В первые месяцы Великой Отечественной войны Иванов регулярно выезжал на места боев. Его впечатления нашли отражение в многочисленных публицистических очерках, а затем легли в основу романа «Проспект Ильича», который он писал уже в эвакуации – сначала в Куйбышеве, потом в Ташкенте. В 1943 г. Иванов вернулся к работе военного корреспондента «Красной звезды» и «Известий» при действующей армии, в этом же качестве присутствовал на Нюрнбергском процессе. 23 апреля 1943 г. в Переделкино произошла его встреча с Фединым30, Зощенко, Никитиным и приехавшим из блокадного Ленинграда Груздевым. В своем дневнике он записал тогда, что Груздев «сидел умильный, что “Серапионы” живы»31. В 1944 г. состоялась другая их встреча, на которой Иванов подарил Груздеву сборник своих рассказов предвоенной и военной поры «На Бородинском поле». Дарственная надпись на ней была выдержана в высоком стиле, соответствующем пафосу переживаемых событий.
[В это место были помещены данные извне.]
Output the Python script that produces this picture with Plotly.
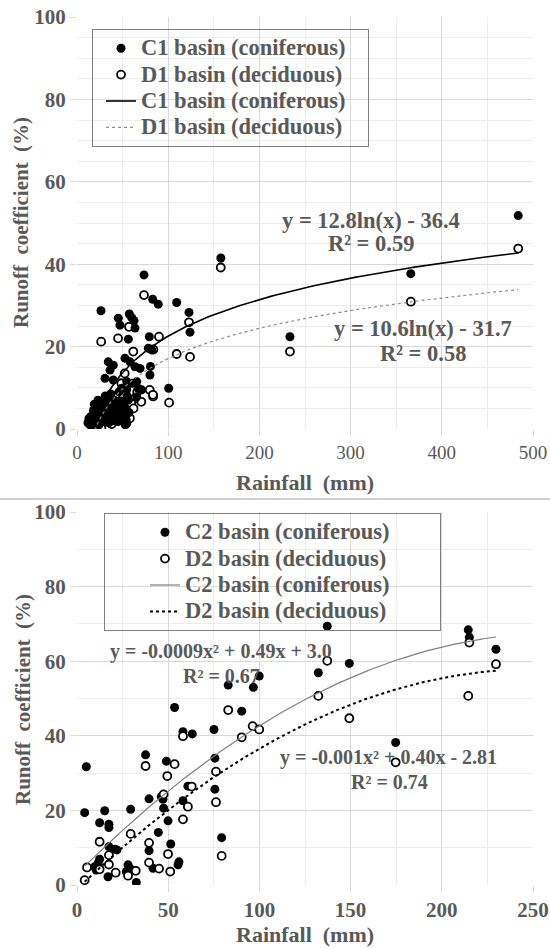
import numpy as np
import plotly.graph_objects as go

# ---------------- data: top panel (C1 / D1) ----------------
rain_c1 = [483.8, 366.0, 233.5, 157.7, 123.9, 122.8, 109.3, 100.5, 89.1, 83.0, 73.5,
           26.3, 45.3, 57.4, 60.0, 62.5, 47.1, 63.6, 56.3, 79.3, 78.2, 81.9, 80.5, 80.0,
           34.3, 39.8, 36.2, 52.6, 58.1, 63.6, 69.1, 30.7, 39.8, 54.5, 60.0, 65.5,
           49.0, 54.5, 70.9, 67.0, 65.5, 56.3,
           12, 13, 14, 15, 16, 17, 18, 18.5, 19, 20, 21, 22, 22.5, 23, 24, 25, 26, 27,
           28, 29, 30, 31, 32, 33, 34, 35, 36, 37, 38, 39, 40, 41, 42, 44, 45, 46, 47,
           48, 50, 52, 54, 55, 53, 57]
roc_c1 = [51.8, 37.7, 22.4, 41.5, 23.5, 28.3, 30.7, 9.9, 30.3, 31.5, 37.4,
          28.7, 26.9, 27.9, 27.0, 26.3, 25.2, 24.5, 21.8, 22.4, 19.6, 19.2, 15.2, 13.1,
          16.3, 15.5, 14.3, 17.2, 16.3, 15.1, 14.7, 12.3, 11.9, 11.5, 11.1, 11.5,
          9.9, 9.6, 9.5, 9.9, 7.8, 7.0,
          1.5, 2.5, 1.2, 3.0, 2.0, 1.0, 4.5, 2.8, 6.0, 1.5, 3.5, 5.0, 2.2, 7.0, 1.0, 4.0,
          2.5, 6.0, 3.2, 1.8, 5.0, 8.0, 2.5, 4.2, 6.5, 1.5, 3.5, 8.5, 5.5, 2.0, 4.0, 7.0,
          3.0, 5.5, 1.8, 9.0, 4.5, 6.8, 3.0, 5.0, 2.2, 8.0, 1.0, 4.0]

rain_d1 = [483.8, 366.0, 233.5, 157.6, 122.8, 123.9, 109.3, 101.0, 89.9, 83.5, 83.7,
           73.5, 26.5, 45.0, 57.0, 61.7, 79.7, 83.3, 70.5, 63.3, 59.5, 52.3, 48.6, 54.1,
           26.7, 39.5, 46.8, 50.4,
           15, 18, 20, 22, 24, 28, 30, 32, 34, 36, 38, 42, 44, 48, 52, 56, 58, 62, 66]
roc_d1 = [43.8, 30.9, 18.8, 39.2, 25.9, 17.5, 18.2, 6.4, 22.4, 7.9, 19.3,
          32.5, 21.2, 22.0, 24.8, 18.8, 9.5, 8.3, 6.6, 7.4, 6.2, 13.5, 11.1, 1.4,
          0.2, 2.6, 3.8, 5.4,
          1.0, 2.0, 3.5, 1.5, 5.0, 4.0, 6.0, 2.0, 3.5, 7.0, 1.2, 8.0, 2.5, 5.5, 4.2,
          3.0, 2.6, 5.0, 9.0]

# log trend lines y = a*ln(x) + b
fit_c1 = (12.8, -36.4)
fit_d1 = (10.6, -31.7)

# ---------------- data: bottom panel (C2 / D2) ----------------
rain_c2 = [5.1, 4.2, 15.2, 12.4, 17.5, 17.5, 17.5, 20.7, 21.9, 12.4, 11.5, 9.7, 10.6, 17.0,
           29.4, 28.0, 28.9, 27.0, 32.5, 37.6, 39.5, 39.5, 41.7, 44.6, 46.2, 47.1, 47.5,
           49.0, 49.9, 51.4, 53.5, 55.9, 55.4, 58.1, 58.1, 60.8, 63.2, 75.1, 75.6, 75.6,
           79.3, 82.9, 90.3, 96.7, 99.9, 132.3, 137.2, 149.3, 174.7, 214.5, 215.1, 229.7]
roc_c2 = [31.7, 19.4, 19.9, 16.7, 16.3, 15.4, 10.3, 9.6, 9.4, 6.9, 5.8, 4.9, 4.0, 2.2,
          20.3, 5.4, 4.5, 3.6, 0.7, 34.9, 23.1, 9.2, 4.5, 14.1, 23.7, 23.0, 20.6,
          33.2, 17.2, 11.0, 47.6, 6.2, 5.4, 41.1, 22.6, 26.5, 40.5, 41.7, 34.0, 25.7,
          12.7, 53.6, 46.6, 53.0, 56.0, 56.9, 69.4, 59.4, 38.2, 68.4, 66.4, 63.2]

rain_d2 = [4.2, 5.5, 12.4, 12.4, 17.5, 17.5, 21.2, 29.4, 28.0, 32.2, 37.6, 39.5, 39.5,
           45.0, 47.5, 49.5, 49.9, 51.1, 53.5, 58.1, 58.1, 60.8, 62.9, 76.2, 76.2, 79.3,
           82.9, 90.3, 96.3, 99.9, 132.3, 137.2, 149.3, 174.7, 214.5, 215.1, 229.7]
roc_d2 = [1.3, 4.7, 11.6, 4.2, 8.0, 5.5, 3.3, 13.7, 2.5, 3.8, 31.9, 11.3, 6.0,
          4.4, 24.3, 29.2, 8.3, 3.6, 32.4, 39.9, 17.6, 21.0, 26.4, 30.4, 22.2, 7.8,
          46.9, 39.6, 42.6, 41.7, 50.7, 60.1, 44.7, 32.9, 50.7, 65.0, 59.2]

# polynomial trend lines y = a*x^2 + b*x + c (as drawn)
fit_c2 = (-0.00093, 0.49, 3.0)
fit_d2 = (-0.000937, 0.470, -1.07)

x_ticks_top = [0, 100, 200, 300, 400, 500]
x_ticks_bot = [0, 50, 100, 150, 200, 250]
y_ticks = [0, 20, 40, 60, 80, 100]

names_top = ["C1 basin (coniferous)", "D1 basin (deciduous)"]
names_bot = ["C2 basin (coniferous)", "D2 basin (deciduous)"]

eq_texts = ["y = 12.8ln(x) - 36.4", "R² = 0.59", "y = 10.6ln(x) - 31.7", "R² = 0.58",
            "y = -0.0009x² + 0.49x + 3.0", "R² = 0.67", "y = -0.001x² + 0.40x - 2.81", "R² = 0.74"]

# ---------------- figure ----------------
FONT = "Liberation Serif"
GREY = "#595959"
W, H = 550, 949
L, R, T, B = 77, 17, 17, 64
PW, PH = W - L - R, H - T - B   # 456 x 868


def px(xp):   # window pixel -> paper x
    return (xp - L) / PW


def py(yp):   # window pixel -> paper y
    return (H - B - yp) / PH


def big(name):
    return "<span style='font-size:22.5px'>" + name + "</span>"


def trend_log(fit, xs):
    xx = np.linspace(min(xs), max(xs), 200)
    return xx, fit[0] * np.log(xx) + fit[1]


def trend_poly(fit, xs):
    xx = np.linspace(min(xs), max(xs), 200)
    return xx, fit[0] * xx ** 2 + fit[1] * xx + fit[2]


filled = dict(color="black", size=9, line=dict(width=0))
hollow = dict(color="white", size=8, line=dict(color="black", width=1.8))

fig = go.Figure()
# top panel: open markers drawn beneath the filled ones
fig.add_trace(go.Scatter(x=rain_d1, y=roc_d1, mode="markers", marker=hollow, legendrank=2,
                         name=big(names_top[1]), xaxis="x", yaxis="y", legend="legend"))
fig.add_trace(go.Scatter(x=rain_c1, y=roc_c1, mode="markers", marker=filled, legendrank=1,
                         name=big(names_top[0]), xaxis="x", yaxis="y", legend="legend"))
xx, yy = trend_log(fit_c1, rain_c1)
fig.add_trace(go.Scatter(x=xx, y=yy, mode="lines", line=dict(color="black", width=1.6), legendrank=3,
                         name=big(names_top[0]), xaxis="x", yaxis="y", legend="legend"))
xx, yy = trend_log(fit_d1, rain_d1)
fig.add_trace(go.Scatter(x=xx, y=yy, mode="lines", line=dict(color="#8c8c8c", width=1.2, dash="dot"),
                         legendrank=4, name=big(names_top[1]), xaxis="x", yaxis="y", legend="legend"))

fig.add_trace(go.Scatter(x=rain_c2, y=roc_c2, mode="markers", marker=filled, legendrank=1,
                         name=big(names_bot[0]), xaxis="x2", yaxis="y2", legend="legend2"))
fig.add_trace(go.Scatter(x=rain_d2, y=roc_d2, mode="markers", marker=hollow, legendrank=2,
                         name=big(names_bot[1]), xaxis="x2", yaxis="y2", legend="legend2"))
xx, yy = trend_poly(fit_c2, rain_c2)
fig.add_trace(go.Scatter(x=xx, y=yy, mode="lines", line=dict(color="#7f7f7f", width=1.2), legendrank=3,
                         name=big(names_bot[0]), xaxis="x2", yaxis="y2", legend="legend2"))
xx, yy = trend_poly(fit_d2, rain_d2)
fig.add_trace(go.Scatter(x=xx, y=yy, mode="lines", line=dict(color="black", width=2, dash="dot"),
                         legendrank=4, name=big(names_bot[1]), xaxis="x2", yaxis="y2", legend="legend2"))

top_dom = [py(429), py(17)]
bot_dom = [py(885), py(512)]

axis_common = dict(showgrid=True, gridcolor="#d9d9d9", gridwidth=1, zeroline=False,
                   showline=False, ticks="outside", ticklen=6, tickcolor="#d9d9d9",
                   automargin=False, ticklabeloverflow="allow")

tick_bold = dict(family=FONT, size=21, color=GREY, weight="bold")
tick_reg = dict(family=FONT, size=19, color=GREY)

legend_font = dict(family=FONT, size=18, color=GREY, weight="bold")

fig.update_layout(
    width=W, height=H,
    margin=dict(l=L, r=R, t=T, b=B, autoexpand=False),
    paper_bgcolor="white", plot_bgcolor="white",
    showlegend=True,
    xaxis=dict(domain=[0, 1], anchor="y", range=[0, 500], tickvals=x_ticks_top,
               tickfont=tick_reg, minor=dict(dtick=50, showgrid=True, gridcolor="#ededed", ticks=""),
               **axis_common),
    yaxis=dict(domain=top_dom, anchor="x", range=[0, 100], tickvals=y_ticks,
               tickfont=tick_bold, minor=dict(dtick=5, showgrid=True, gridcolor="#ededed", ticks=""),
               **axis_common),
    xaxis2=dict(domain=[0, 1], anchor="y2", range=[0, 250], tickvals=x_ticks_bot,
                tickfont=tick_bold, minor=dict(dtick=25, showgrid=True, gridcolor="#ededed", ticks=""),
                **axis_common),
    yaxis2=dict(domain=bot_dom, anchor="x2", range=[0, 100], tickvals=y_ticks,
                tickfont=tick_bold, minor=dict(dtick=10, showgrid=True, gridcolor="#ededed", ticks=""),
                **axis_common),
    legend=dict(x=px(92), y=py(29), xanchor="left", yanchor="top", orientation="h",
                bgcolor="rgba(255,255,255,0)", bordercolor="#7f7f7f", borderwidth=1,
                font=legend_font, indentation=8, traceorder="normal",
                entrywidth=222, entrywidthmode="pixels"),
    legend2=dict(x=px(104), y=py(513), xanchor="left", yanchor="top", orientation="h",
                 bgcolor="rgba(255,255,255,0)", bordercolor="#7f7f7f", borderwidth=1,
                 font=legend_font, indentation=40, traceorder="normal",
                 entrywidth=250, entrywidthmode="pixels"),
)

ann_font_top = dict(family=FONT, size=22.5, color=GREY, weight="bold")
ann_font_bot = dict(family=FONT, size=20, color=GREY, weight="bold")
ann_pos = [(370.6, 220.3, ann_font_top), (370.6, 243.6, ann_font_top),
           (423.2, 328.0, ann_font_top), (422.5, 353.0, ann_font_top),
           (221.3, 651.9, ann_font_bot), (221.3, 675.8, ann_font_bot),
           (388.4, 757.8, ann_font_bot), (389.4, 781.7, ann_font_bot)]
for txt, (ax_, ay_, f) in zip(eq_texts, ann_pos):
    fig.add_annotation(text=txt, x=px(ax_), y=py(ay_), xref="paper", yref="paper",
                       showarrow=False, xanchor="center", yanchor="middle", font=f)

title_font = dict(family=FONT, size=22, color=GREY, weight="bold")
ytitle_font = dict(family=FONT, size=21, color=GREY, weight="bold")
fig.add_annotation(text="Runoff  coefficient  (%)", x=px(21), y=py(223), xref="paper", yref="paper",
                   textangle=-90, showarrow=False, xanchor="center", yanchor="middle", font=ytitle_font)
fig.add_annotation(text="Runoff  coefficient  (%)", x=px(23), y=py(700), xref="paper", yref="paper",
                   textangle=-90, showarrow=False, xanchor="center", yanchor="middle", font=ytitle_font)
fig.add_annotation(text="Rainfall  (mm)", x=0.5, y=py(482), xref="paper", yref="paper",
                   showarrow=False, xanchor="center", yanchor="middle", font=title_font)
fig.add_annotation(text="Rainfall  (mm)", x=0.5, y=py(935), xref="paper", yref="paper",
                   showarrow=False, xanchor="center", yanchor="middle", font=title_font)

fig.add_shape(type="line", xref="paper", yref="paper", x0=px(0), x1=px(W), y0=py(499), y1=py(499),
              line=dict(color="#c0c0c0", width=1.5))

# remove the default 8 px page margin so the figure fills the window exactly
fig.write_html("out.html", config={"displayModeBar": False},
               post_script="document.body.style.margin='0px';document.body.style.overflow='hidden';")
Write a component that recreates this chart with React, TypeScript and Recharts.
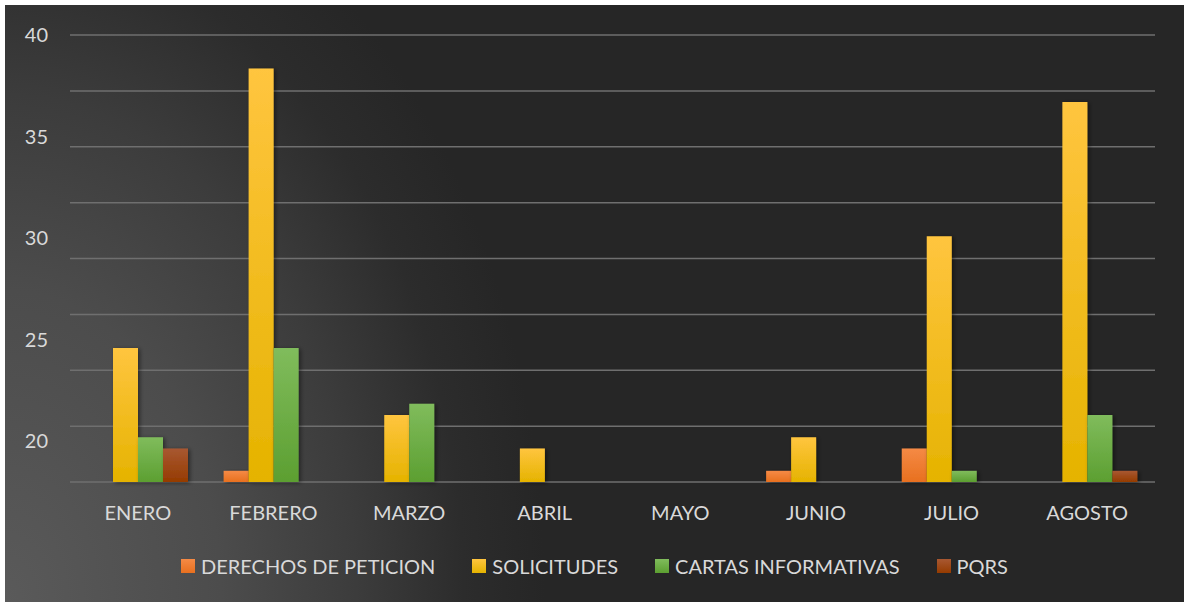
import React from 'react';
import { BarChart, Bar, XAxis, YAxis, CartesianGrid } from 'recharts';

const months = ['ENERO', 'FEBRERO', 'MARZO', 'ABRIL', 'MAYO', 'JUNIO', 'JULIO', 'AGOSTO'];
const derechos = [0, 1, 0, 0, 0, 1, 3, 0];
const solicitudes = [12, 37, 6, 3, 0, 4, 22, 34];
const cartas = [4, 12, 7, 0, 0, 0, 1, 6];
const pqrs = [3, 0, 0, 0, 0, 0, 0, 1];

const gridTicks = [0, 5, 10, 15, 20, 25, 30, 35, 40];
const labelTicks = [20, 25, 30, 35, 40];

const series = [
    { key: 'derechos', name: 'DERECHOS DE PETICION', top: '#F58A45', bottom: '#E8701F' },
    { key: 'solicitudes', name: 'SOLICITUDES', top: '#FFC53F', bottom: '#E5B300' },
    { key: 'cartas', name: 'CARTAS INFORMATIVAS', top: '#80BC5C', bottom: '#5C9F31' },
    { key: 'pqrs', name: 'PQRS', top: '#A85832', bottom: '#953B00' },
];

const data = months.map((m, i) => ({
    month: m,
    derechos: derechos[i],
    solicitudes: solicitudes[i],
    cartas: cartas[i],
    pqrs: pqrs[i],
}));

const textColor = '#d9d9d9';
const font = 'Lato, "Open Sans", sans-serif';

function LegendBox() {
    return (
        <div
            style={{
                position: 'absolute',
                top: 549,
                left: 0,
                width: 1179,
                display: 'flex',
                justifyContent: 'center',
                gap: 37,
                fontFamily: font,
                fontSize: 20,
                color: textColor,
            }}
        >
            {series.map((s) => (
                <div key={s.key} style={{ display: 'flex', alignItems: 'center' }}>
                    <span style={{ width: 14, height: 14, marginRight: 6, background: `linear-gradient(${s.top}, ${s.bottom})` }} />
                    <span>{s.name}</span>
                </div>
            ))}
        </div>
    );
}

export default function App() {
    return (
        <div
            style={{
                position: 'absolute',
                left: 5,
                top: 5,
                width: 1179,
                height: 597,
                background: 'radial-gradient(ellipse 540px 780px at 0% 100%, #5a5a5a 0%, #4c4c4c 40%, #3c3c3c 65%, #2c2c2c 85%, #262626 100%)',
                overflow: 'hidden',
            }}
        >
            <BarChart
                width={1179}
                height={597}
                data={data}
                margin={{ top: 30, right: 29, left: 0, bottom: 90 }}
                barGap={0}
            >
                <defs>
                    {series.map((s) => (
                        <linearGradient key={s.key} id={`grad-${s.key}`} x1="0" y1="0" x2="0" y2="1">
                            <stop offset="0%" stopColor={s.top} />
                            <stop offset="100%" stopColor={s.bottom} />
                        </linearGradient>
                    ))}
                    <filter id="barShadow" x="-30%" y="-10%" width="160%" height="120%">
                        <feDropShadow dx="2" dy="1" stdDeviation="2" floodColor="#000" floodOpacity="0.45" />
                    </filter>
                </defs>
                <CartesianGrid
                    yAxisId="v"
                    vertical={false}
                    stroke="#6f6f6f"
                    strokeWidth={1.5}
                />
                <XAxis
                    dataKey="month"
                    axisLine={false}
                    tickLine={false}
                    tickSize={0}
                    tickMargin={24}
                    interval={0}
                    tick={{ fontSize: 20, fill: textColor, fontFamily: font }}
                />
                <YAxis
                    yAxisId="v"
                    domain={[0, 40]}
                    ticks={gridTicks}
                    hide
                />
                <YAxis
                    yAxisId="lbl"
                    domain={[18, 40]}
                    ticks={labelTicks}
                    allowDataOverflow
                    width={65}
                    axisLine={false}
                    tickLine={false}
                    tickSize={0}
                    tickMargin={22}
                    tick={{ fontSize: 20, fill: textColor, fontFamily: font }}
                />
                {series.map((s) => (
                    <Bar
                        key={s.key}
                        yAxisId="v"
                        dataKey={s.key}
                        name={s.name}
                        barSize={25}
                        fill={`url(#grad-${s.key})`}
                        filter="url(#barShadow)"
                        isAnimationActive={false}
                    />
                ))}
            </BarChart>
            <LegendBox />
        </div>
    );
}
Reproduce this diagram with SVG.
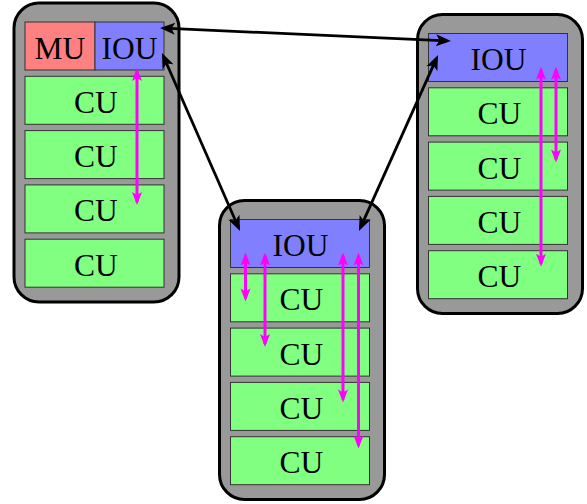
<svg xmlns="http://www.w3.org/2000/svg" width="587" height="504" viewBox="0 0 587 504">
  <style>
    .cont { fill: #999999; stroke: #000000; stroke-width: 3; }
    .box { stroke: #333333; stroke-width: 1; }
    .mu { fill: #ff8080; }
    .iou { fill: #8080ff; }
    .cu { fill: #80ff80; }
    .lbl { font-family: "Liberation Serif", "Times New Roman", serif; font-size: 31.5px; fill: #000000; text-anchor: middle; }
    .blk { stroke: #000000; stroke-width: 2.8; fill: none; marker-start: url(#ab); marker-end: url(#ab); }
    .mag { stroke: #ff00ff; stroke-width: 3; fill: none; marker-start: url(#am); marker-end: url(#am); }
  </style>
  <defs>
    <marker id="ab" markerUnits="userSpaceOnUse" orient="auto-start-reverse" viewBox="-14 -8 20 16" refX="0" refY="0" markerWidth="20" markerHeight="16" overflow="visible">
      <path d="M4,0 L-11,-6 L-7.5,0 L-11,6 Z" fill="#000000"/>
    </marker>
    <marker id="am" markerUnits="userSpaceOnUse" orient="auto-start-reverse" viewBox="-12 -7 16 14" refX="0" refY="0" markerWidth="16" markerHeight="14" overflow="visible">
      <path d="M3,0 L-10,-5 L-7,0 L-10,5 Z" fill="#ff00ff"/>
    </marker>
  </defs>

  <g id="node-left" transform="translate(13,2)">
    <rect class="cont" x="1" y="1" width="165" height="299" rx="25"/>
    <g id="left-mu"><rect class="box mu" x="12" y="20" width="70" height="48"/><text class="lbl" x="47" y="56.5">MU</text></g>
    <g id="left-iou"><rect class="box iou" x="82" y="20" width="69" height="48"/><text class="lbl" x="116.5" y="56.5">IOU</text></g>
    <g id="left-cu1"><rect class="box cu" x="12" y="74.3" width="139" height="48"/><text class="lbl" x="83" y="110.8">CU</text></g>
    <g id="left-cu2"><rect class="box cu" x="12" y="128.6" width="139" height="48"/><text class="lbl" x="83" y="165.1">CU</text></g>
    <g id="left-cu3"><rect class="box cu" x="12" y="182.9" width="139" height="48"/><text class="lbl" x="83" y="219.4">CU</text></g>
    <g id="left-cu4"><rect class="box cu" x="12" y="237.2" width="139" height="48"/><text class="lbl" x="83" y="273.7">CU</text></g>
  </g>

  <g id="node-middle" transform="translate(218.5,199.5)">
    <rect class="cont" x="1" y="1" width="165" height="299" rx="25"/>
    <g id="mid-iou"><rect class="box iou" x="12" y="20" width="139" height="48"/><text class="lbl" x="82" y="56.5">IOU</text></g>
    <g id="mid-cu1"><rect class="box cu" x="12" y="74.3" width="139" height="48"/><text class="lbl" x="83" y="110.8">CU</text></g>
    <g id="mid-cu2"><rect class="box cu" x="12" y="128.6" width="139" height="48"/><text class="lbl" x="83" y="165.1">CU</text></g>
    <g id="mid-cu3"><rect class="box cu" x="12" y="182.9" width="139" height="48"/><text class="lbl" x="83" y="219.4">CU</text></g>
    <g id="mid-cu4"><rect class="box cu" x="12" y="237.2" width="139" height="48"/><text class="lbl" x="83" y="273.7">CU</text></g>
  </g>

  <g id="node-right" transform="translate(416.5,13.5)">
    <rect class="cont" x="1" y="1" width="165" height="299" rx="25"/>
    <g id="right-iou"><rect class="box iou" x="12" y="20" width="139" height="48"/><text class="lbl" x="82" y="56.5">IOU</text></g>
    <g id="right-cu1"><rect class="box cu" x="12" y="74.3" width="139" height="48"/><text class="lbl" x="83" y="110.8">CU</text></g>
    <g id="right-cu2"><rect class="box cu" x="12" y="128.6" width="139" height="48"/><text class="lbl" x="83" y="165.1">CU</text></g>
    <g id="right-cu3"><rect class="box cu" x="12" y="182.9" width="139" height="48"/><text class="lbl" x="83" y="219.4">CU</text></g>
    <g id="right-cu4"><rect class="box cu" x="12" y="237.2" width="139" height="48"/><text class="lbl" x="83" y="273.7">CU</text></g>
  </g>

  <g id="connectors">
    <line class="blk" x1="164" y1="28.2" x2="447" y2="40.8"/>
    <line class="blk" x1="163.6" y1="56.7" x2="238.4" y2="227.3"/>
    <line class="blk" x1="360.6" y1="227.4" x2="436.4" y2="58.6"/>

    <line class="mag" x1="137" y1="71" x2="137" y2="202"/>
    <line class="mag" x1="245.5" y1="255.5" x2="245.5" y2="298.5"/>
    <line class="mag" x1="265" y1="255.5" x2="265" y2="344"/>
    <line class="mag" x1="343" y1="255.5" x2="343" y2="399.5"/>
    <line class="mag" x1="358.5" y1="255.5" x2="358.5" y2="445.5"/>
    <line class="mag" x1="541" y1="69.7" x2="541" y2="263.7"/>
    <line class="mag" x1="556" y1="69.7" x2="556" y2="159.5"/>
  </g>
</svg>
После войны Иванов оставался одним из немногих Серапионов, с кем Груздев продолжал поддерживать отношения (наряду с Фединым и Зощенко32). В эти годы его собрание книг с авторскими автографами пополнилось еще двумя изданиями бывшего «брата-алеута». Это были воспоминания «Встречи с Максимом Горьким» (1947) и однотомник, включавший в себя повести «Бронепоезд 14–69» и роман «Пархоменко» (1949). Надписи на них были остроумны, но уже более формальны. В последующее десятилетние у Иванова не вышло ни одного нового сочинения, за исключением книги о Средней Азии «По родным местам» и брошюры «В чудесной Ферганской долине», вышедшей в массовой серии «Библиотечка журнала “Советский воин”», а массовых изданий Серапионы друг другу не дарили.